Yerel bir gazetecinin "'Paralel yapı var mı?" şeklindeki sorusuna da cevap veren Tekin, şunları söyledi: "Paralel yapı lafı ile ilgili arkadaşlarımız bir önerge verdi. Elbetteki devlette bir paralel yapı olmaz, eğer varsa da bu suç sizindir. Sultanbeyli ismi ne kadar gerçekse 17-25 Aralık o kadar gerçektir. Daha ötesi de vardı ancak o operasyonlar maalesef yapılamadı. 25'inden sonra imar çetelerinin dosyası açılacaktı ki o zaman siz görecektiniz. O zaman savcıya, polise müdahale edildiği için açılamadı. Bir iktidar biz 'kandırıldık, aldatıldık' dediği bir boyuta gelmişse Allah Türkiye'yi korusun. Yarın niye bir başkası sizi kandırmasın. 'Bizi dinlediler' diyor. Almanya 'biz Türkiyeyi dinliyoruz' dedi iktidar niye reaksiyon göstermedi. Niye biz Almanya'dan özür diletmiyoruz? Bunun bir sebebi var.

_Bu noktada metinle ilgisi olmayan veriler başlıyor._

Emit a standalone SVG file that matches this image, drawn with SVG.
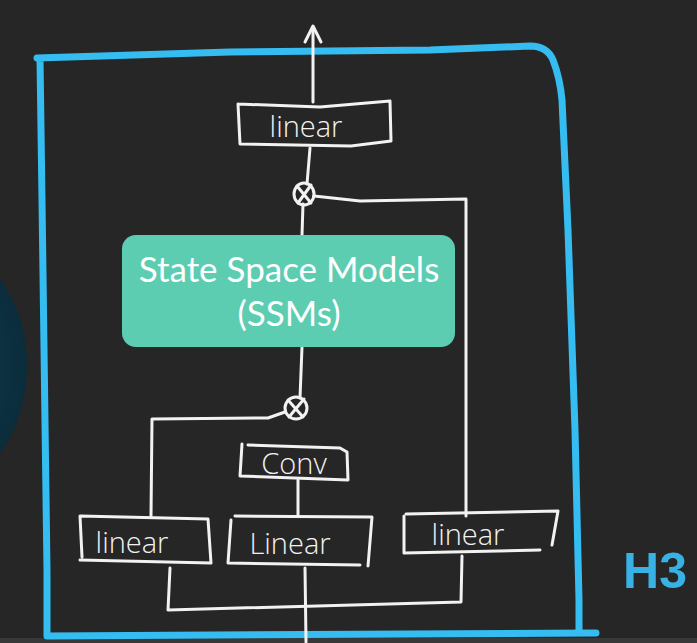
<svg xmlns="http://www.w3.org/2000/svg" width="697" height="643" viewBox="0 0 697 643">
<defs>
<style>
.w{fill:none;stroke:#f2f2f2;stroke-width:3;stroke-linecap:round;stroke-linejoin:round}
.frame{fill:none;stroke:#35bdf2;stroke-width:7;stroke-linecap:round;stroke-linejoin:round}
.hand{font-family:"Open Sans","DejaVu Sans",sans-serif;fill:#f2f2f2;font-size:29px;font-weight:300}
.ssm{font-family:Lato,"Open Sans",sans-serif;fill:#ffffff;font-size:35px}
</style>
<radialGradient id="blob" cx="0.5" cy="0.5" r="0.5">
<stop offset="0" stop-color="#0f3f54"/>
<stop offset="1" stop-color="#0b2c3b"/>
</radialGradient>
</defs>
<rect width="697" height="643" fill="#262626"/>
<ellipse cx="-60" cy="366" rx="87" ry="120" fill="url(#blob)"/>
<rect x="0" y="638" width="697" height="5" fill="#383838"/>
<g id="frame">
<path class="frame" d="M37 58 L230 52 L430 50 L530 46 Q547 46 553 60 Q560 78 562 100 L568 230 L575 430 L579 600 L579 632 M40 58 L42 200 L47 570 L47 636 L596 633"/>
</g>
<g id="connectors">
<path class="w" d="M313 102 L313 27"/>
<path class="w" d="M305 42 L313 26 L321 42"/>
<path class="w" d="M310 148 L307 184"/>
<path class="w" d="M314 196 L360 201 L466 199 L466 516"/>
<path class="w" d="M303 204 L302 235"/>
<path class="w" d="M302 347 L300 398"/>
<path class="w" d="M285 412 L268 418 L152 419 L151 516"/>
<path class="w" d="M298 480 L298 515"/>
<path class="w" d="M170 568 L168 610 L461 602 L462 556"/>
<path class="w" d="M305 568 L306 642"/>
</g>
<g id="mul-top">
<ellipse class="w" cx="304" cy="194" rx="10" ry="11"/>
<path class="w" d="M297 186 L311 203 M311 185 L298 203"/>
</g>
<g id="mul-bottom">
<ellipse class="w" cx="296" cy="408" rx="11" ry="11"/>
<path class="w" d="M288 400 L303 417 M304 399 L289 417"/>
</g>
<g id="linear-top">
<path class="w" d="M238 104 L320 107 L390 101 L391 141 L351 146 L240 144 L238 104"/>
<text class="hand" x="306" y="137" text-anchor="middle">linear</text>
</g>
<g id="ssm">
<rect x="122" y="235" width="333" height="112" rx="14" fill="#5dcdb2"/>
<text class="ssm" x="289" y="282" text-anchor="middle">State Space Models</text>
<text class="ssm" x="289" y="326" text-anchor="middle">(SSMs)</text>
</g>
<g id="conv">
<path class="w" d="M248 445 L340 448 L347 452 L348 480 L240 476 L242 444"/>
<text class="hand" x="294" y="474" text-anchor="middle">Conv</text>
</g>
<g id="linear-1">
<path class="w" d="M82 557 L80 516 L208 519 L211 563 L80 560"/>
<text class="hand" x="132" y="553" text-anchor="middle">linear</text>
</g>
<g id="linear-2">
<path class="w" d="M231 520 L228 563 L360 565 M235 516 L372 517 L368 566"/>
<text class="hand" x="290" y="554" text-anchor="middle">Linear</text>
</g>
<g id="linear-3">
<path class="w" d="M404 516 L404 553 L540 550 M406 514 L558 511 L552 545"/>
<text class="hand" x="468" y="545" text-anchor="middle">linear</text>
</g>
<g id="label-h3">
<text x="655" y="588" text-anchor="middle" font-family="Liberation Sans, DejaVu Sans, sans-serif" font-size="50" font-weight="bold" fill="#38b2e4">H3</text>
</g>
</svg>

Devletin içinde farklı bir yapılaşmayı kabul etmek mümkün değildir ama 17-25 Aralık olmasaydı siz bunları söyleyecek miydiniz? 17-25 Aralık bunların ailevi sorunları ile ilgili, siyasi yapılarına ilişkinse biz bunların karşınsında duralım. Ama sizi hırsızlık yaparken devletin kurumları yakalamış kardeşim. Buna rağmen AKP'de 58 milletvekilinin ciddi bir duruş sergilemesini kutluyorum."